Dire che spetta al parlamento significa dire che spetta al governo, e quanto questo sia coerente con la divisione dei poteri Cassese non lo spiega. Il decreto che per altro come legge deve essere confermato, è stato impugnato presso la Corte Costituzionale perchè “viola l'art. 2 della Costituzione”. “L'esercizio dell'attività di impresa – scrive la Procura di Taranto – non può essere garantito pur in presenza di impianti pericolosi per la vita o l'incolumità umana senza pretendere dall'azienda l'adeguamento degli stessi alle più avanzate tecnologie di sicurezza. Dato che – ricorda la Procura – la Costituzione tutela sì il diritto al lavoro, ma impone quale presupposto essenziale e inderogabile che il lavoratore operi in condizione di massima sicurezza”.
Ma per Cassese tutto questo non è Costituzione: “non ci si può svegliare la mattina e inventarci il diritto che ci piace” puntualizza infastidito. E per Cassese il governo con il decreto ha sospeso l'esecuzione del sequestro. “I giudici sono sottoposti alla legge e questo atto è legge e devono rispettarlo”.

L'intervistatore pure ha dei dubbi: “Il principio vale anche per i decreti legge prima della loro conversione definitiva?”. Cassese aggira la domanda: “I decreti legge vengono adoperati in casi straordinari, di necessità, urgenza. In questo caso evidentemente il governo ritiene che la necessità e urgenza ci siano, altrimenti sarebbe stato inutile vararlo”.
Che risposta è? Il governo avrebbe ragione a prescindere.
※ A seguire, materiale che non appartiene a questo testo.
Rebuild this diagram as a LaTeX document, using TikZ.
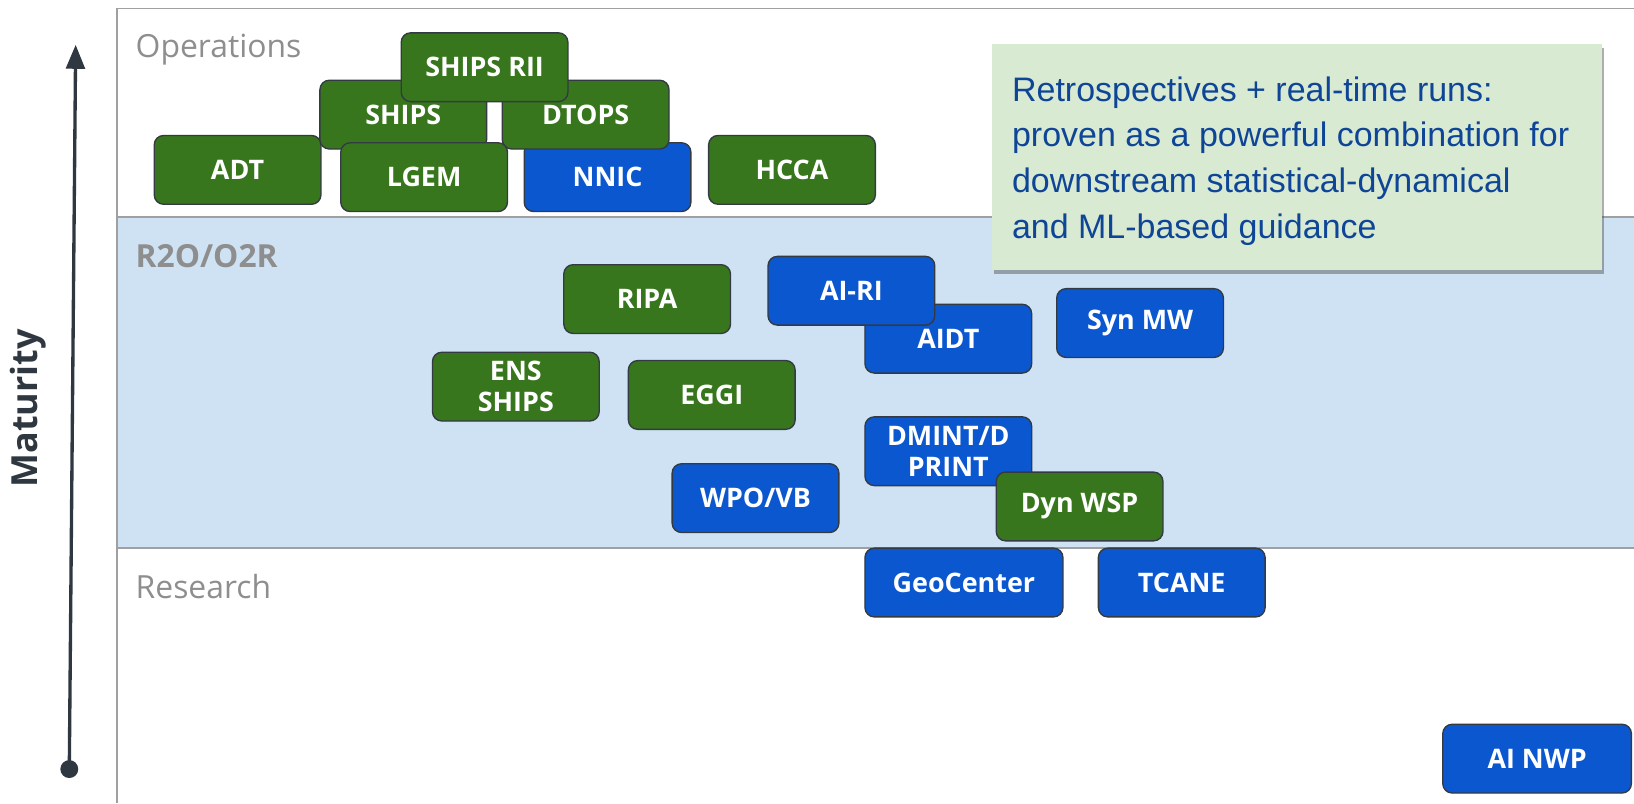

Ma Cassese evidentemente interpreta così la Costituzione.
Poi anche lui fa il “difensore degli operai”, senza accertare minimamente se il fatto realmente esiste se la prende direttamente con i Magistrati per la presunta incriminazione dei 19 operai dell'Altoforno: “Non è bello prendersela con i più deboli”. E' bello evidentemente per Cassese che i più deboli muoiano in fabbrica e continuino a lavorare a rischio.